▸ **Given instruction**
Please output every line of the material as it stands, without the pictures.
=======
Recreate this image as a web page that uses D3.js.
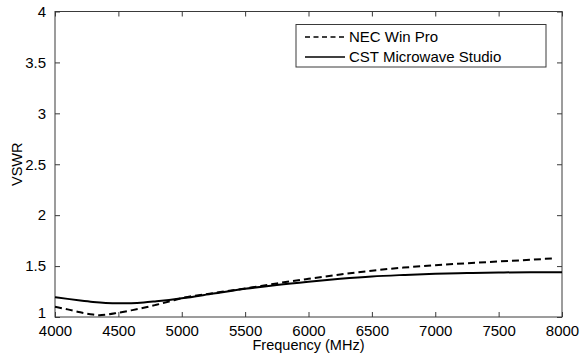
<!DOCTYPE html>
<html><head><meta charset="utf-8">
<script src="https://cdn.jsdelivr.net/npm/d3@7"></script>
<style>
body{margin:0;background:#fff;}
svg{display:block;font-family:"Liberation Sans",Arial,sans-serif;}
</style></head>
<body><svg id="c" width="580" height="360"></svg>
<script>
const xTicks = [4000,4500,5000,5500,6000,6500,7000,7500,8000];
const yTicks = [1,1.5,2,2.5,3,3.5,4];
const yTickLabels = ["1","1.5","2","2.5","3","3.5","4"];
const seriesNames = ["NEC Win Pro","CST Microwave Studio"];

const necFreq = [4000,4100,4200,4300,4350,4400,4500,4600,4700,4800,4900,5000,5250,5500,5750,6000,6250,6500,6750,7000,7250,7500,7750,7920];
const necVswr = [1.100,1.075,1.046,1.024,1.018,1.022,1.042,1.065,1.090,1.120,1.152,1.185,1.235,1.280,1.330,1.375,1.418,1.455,1.485,1.508,1.528,1.545,1.562,1.575];

const cstFreq = [4000,4100,4200,4300,4400,4500,4600,4700,4800,4900,5000,5250,5500,5750,6000,6250,6500,6750,7000,7250,7500,7750,8000];
const cstVswr = [1.195,1.178,1.162,1.148,1.138,1.134,1.136,1.143,1.155,1.168,1.183,1.230,1.277,1.315,1.347,1.375,1.398,1.413,1.425,1.432,1.437,1.440,1.440];

const L=55, R=562, T=11.5, B=317;
const svg = d3.select("#c");
const x = d3.scaleLinear().domain([4000,8000]).range([L,R]);
const y = d3.scaleLinear().domain([1,4]).range([B,T]);
const axisColor = "#3a3a3a";

svg.append("rect").attr("x",L).attr("y",T).attr("width",R-L).attr("height",B-T)
  .attr("fill","none").attr("stroke",axisColor).attr("stroke-width",1);

function styleAxis(g, showText){
  g.select(".domain").remove();
  g.selectAll(".tick line").attr("stroke",axisColor).attr("stroke-width",1);
  g.selectAll(".tick text").attr("fill","#000").style("font-size","15px");
  if(!showText) g.selectAll(".tick text").remove();
}
const gBottom = svg.append("g").attr("transform",`translate(0,${B})`)
  .call(d3.axisBottom(x).tickValues(xTicks).tickSizeInner(-5).tickSizeOuter(0).tickPadding(8).tickFormat(d3.format("d")));
styleAxis(gBottom,true);
const gTop = svg.append("g").attr("transform",`translate(0,${T})`)
  .call(d3.axisTop(x).tickValues(xTicks).tickSizeInner(-5).tickSizeOuter(0));
styleAxis(gTop,false);
const gLeft = svg.append("g").attr("transform",`translate(${L},0)`)
  .call(d3.axisLeft(y).tickValues(yTicks).tickSizeInner(-5).tickSizeOuter(0).tickPadding(9)
    .tickFormat((d,i)=>yTickLabels[i]));
styleAxis(gLeft,true);
gLeft.selectAll(".tick text").filter(d=>d===1).attr("dy","0.05em");
const gRight = svg.append("g").attr("transform",`translate(${R},0)`)
  .call(d3.axisRight(y).tickValues(yTicks).tickSizeInner(-5).tickSizeOuter(0));
styleAxis(gRight,false);

svg.append("text").attr("x",(L+R)/2).attr("y",350).attr("text-anchor","middle")
  .style("font-size","14.5px").attr("fill","#000").text("Frequency (MHz)");
svg.append("text").attr("transform",`translate(22,${(T+B)/2}) rotate(-90)`).attr("text-anchor","middle")
  .style("font-size","14.5px").attr("fill","#000").text("VSWR");

const line = d3.line().x(d=>x(d[0])).y(d=>y(d[1])).curve(d3.curveMonotoneX);
const nec = necFreq.map((f,i)=>[f,necVswr[i]]);
const cst = cstFreq.map((f,i)=>[f,cstVswr[i]]);

svg.append("path").datum(cst).attr("d",line).attr("fill","none")
  .attr("stroke","#000").attr("stroke-width",2);
svg.append("path").datum(nec).attr("d",line).attr("fill","none")
  .attr("stroke","#000").attr("stroke-width",2).attr("stroke-dasharray","7,4");

const lg = svg.append("g");
lg.append("rect").attr("x",296).attr("y",24.5).attr("width",250).attr("height",42.5)
  .attr("fill","#fff").attr("stroke",axisColor).attr("stroke-width",1);
const rows = [{name:seriesNames[0],dash:"7,4",cy:37},{name:seriesNames[1],dash:null,cy:57}];
rows.forEach(r=>{
  const ln = lg.append("line").attr("x1",305).attr("x2",345).attr("y1",r.cy).attr("y2",r.cy)
    .attr("stroke","#000").attr("stroke-width",1.6);
  if(r.dash) ln.attr("stroke-dasharray","5,3.5");
  lg.append("text").attr("x",349).attr("y",r.cy).attr("dy","0.35em")
    .style("font-size","15px").attr("fill","#000").text(r.name);
});
</script></body></html>
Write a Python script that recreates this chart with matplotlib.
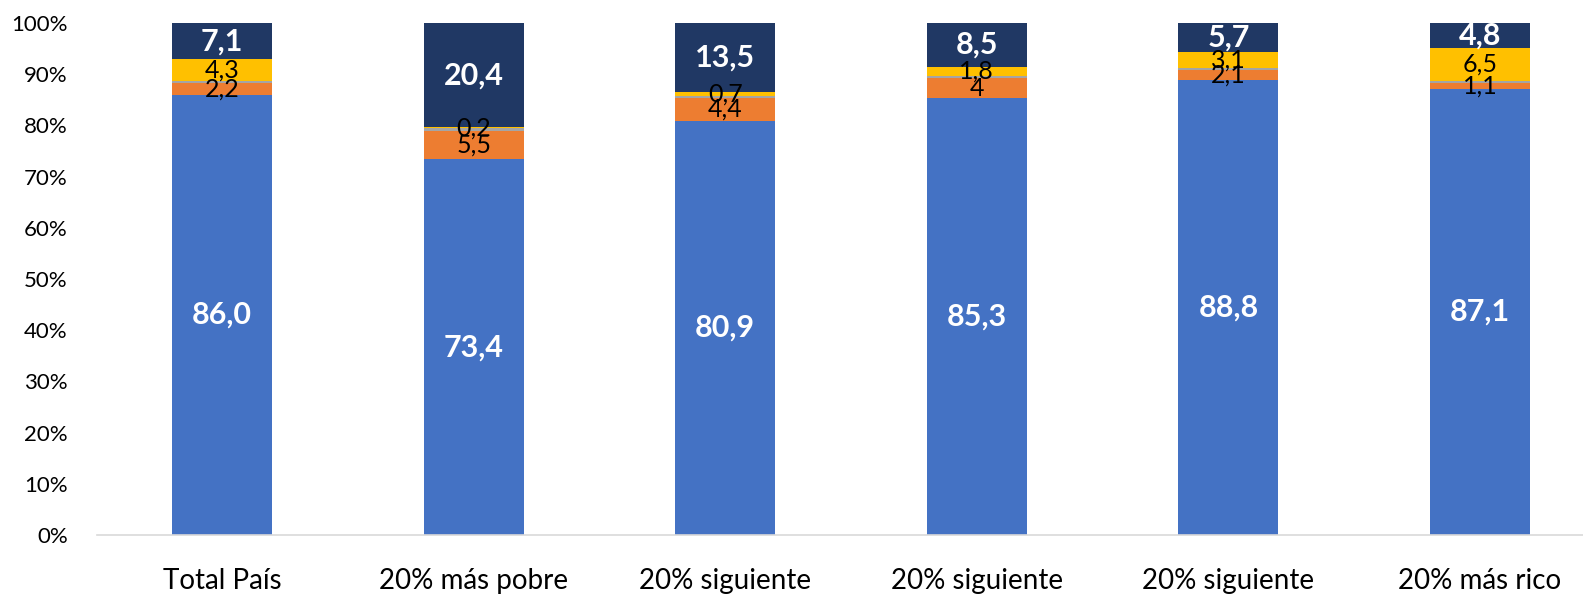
=======
▸ **The completed task**
Recreate this image as a web page that uses D3.js.
<!DOCTYPE html>
<html><head><meta charset="utf-8">
<script src="https://cdn.jsdelivr.net/npm/d3@7"></script>
<style>
body{margin:0;background:#fff;}
svg{display:block;font-family:"Liberation Sans",Arial,sans-serif;}
</style></head>
<body><svg id="c" width="580" height="360"></svg>
<script>
const xTicks = [4000,4500,5000,5500,6000,6500,7000,7500,8000];
const yTicks = [1,1.5,2,2.5,3,3.5,4];
const yTickLabels = ["1","1.5","2","2.5","3","3.5","4"];
const seriesNames = ["NEC Win Pro","CST Microwave Studio"];

const necFreq = [4000,4100,4200,4300,4350,4400,4500,4600,4700,4800,4900,5000,5250,5500,5750,6000,6250,6500,6750,7000,7250,7500,7750,7920];
const necVswr = [1.100,1.075,1.046,1.024,1.018,1.022,1.042,1.065,1.090,1.120,1.152,1.185,1.235,1.280,1.330,1.375,1.418,1.455,1.485,1.508,1.528,1.545,1.562,1.575];

const cstFreq = [4000,4100,4200,4300,4400,4500,4600,4700,4800,4900,5000,5250,5500,5750,6000,6250,6500,6750,7000,7250,7500,7750,8000];
const cstVswr = [1.195,1.178,1.162,1.148,1.138,1.134,1.136,1.143,1.155,1.168,1.183,1.230,1.277,1.315,1.347,1.375,1.398,1.413,1.425,1.432,1.437,1.440,1.440];

const L=55, R=562, T=11.5, B=317;
const svg = d3.select("#c");
const x = d3.scaleLinear().domain([4000,8000]).range([L,R]);
const y = d3.scaleLinear().domain([1,4]).range([B,T]);
const axisColor = "#3a3a3a";

svg.append("rect").attr("x",L).attr("y",T).attr("width",R-L).attr("height",B-T)
  .attr("fill","none").attr("stroke",axisColor).attr("stroke-width",1);

function styleAxis(g, showText){
  g.select(".domain").remove();
  g.selectAll(".tick line").attr("stroke",axisColor).attr("stroke-width",1);
  g.selectAll(".tick text").attr("fill","#000").style("font-size","15px");
  if(!showText) g.selectAll(".tick text").remove();
}
const gBottom = svg.append("g").attr("transform",`translate(0,${B})`)
  .call(d3.axisBottom(x).tickValues(xTicks).tickSizeInner(-5).tickSizeOuter(0).tickPadding(8).tickFormat(d3.format("d")));
styleAxis(gBottom,true);
const gTop = svg.append("g").attr("transform",`translate(0,${T})`)
  .call(d3.axisTop(x).tickValues(xTicks).tickSizeInner(-5).tickSizeOuter(0));
styleAxis(gTop,false);
const gLeft = svg.append("g").attr("transform",`translate(${L},0)`)
  .call(d3.axisLeft(y).tickValues(yTicks).tickSizeInner(-5).tickSizeOuter(0).tickPadding(9)
    .tickFormat((d,i)=>yTickLabels[i]));
styleAxis(gLeft,true);
gLeft.selectAll(".tick text").filter(d=>d===1).attr("dy","0.05em");
const gRight = svg.append("g").attr("transform",`translate(${R},0)`)
  .call(d3.axisRight(y).tickValues(yTicks).tickSizeInner(-5).tickSizeOuter(0));
styleAxis(gRight,false);

svg.append("text").attr("x",(L+R)/2).attr("y",350).attr("text-anchor","middle")
  .style("font-size","14.5px").attr("fill","#000").text("Frequency (MHz)");
svg.append("text").attr("transform",`translate(22,${(T+B)/2}) rotate(-90)`).attr("text-anchor","middle")
  .style("font-size","14.5px").attr("fill","#000").text("VSWR");

const line = d3.line().x(d=>x(d[0])).y(d=>y(d[1])).curve(d3.curveMonotoneX);
const nec = necFreq.map((f,i)=>[f,necVswr[i]]);
const cst = cstFreq.map((f,i)=>[f,cstVswr[i]]);

svg.append("path").datum(cst).attr("d",line).attr("fill","none")
  .attr("stroke","#000").attr("stroke-width",2);
svg.append("path").datum(nec).attr("d",line).attr("fill","none")
  .attr("stroke","#000").attr("stroke-width",2).attr("stroke-dasharray","7,4");

const lg = svg.append("g");
lg.append("rect").attr("x",296).attr("y",24.5).attr("width",250).attr("height",42.5)
  .attr("fill","#fff").attr("stroke",axisColor).attr("stroke-width",1);
const rows = [{name:seriesNames[0],dash:"7,4",cy:37},{name:seriesNames[1],dash:null,cy:57}];
rows.forEach(r=>{
  const ln = lg.append("line").attr("x1",305).attr("x2",345).attr("y1",r.cy).attr("y2",r.cy)
    .attr("stroke","#000").attr("stroke-width",1.6);
  if(r.dash) ln.attr("stroke-dasharray","5,3.5");
  lg.append("text").attr("x",349).attr("y",r.cy).attr("dy","0.35em")
    .style("font-size","15px").attr("fill","#000").text(r.name);
});
</script></body></html>
Write a Python script that recreates this chart with matplotlib.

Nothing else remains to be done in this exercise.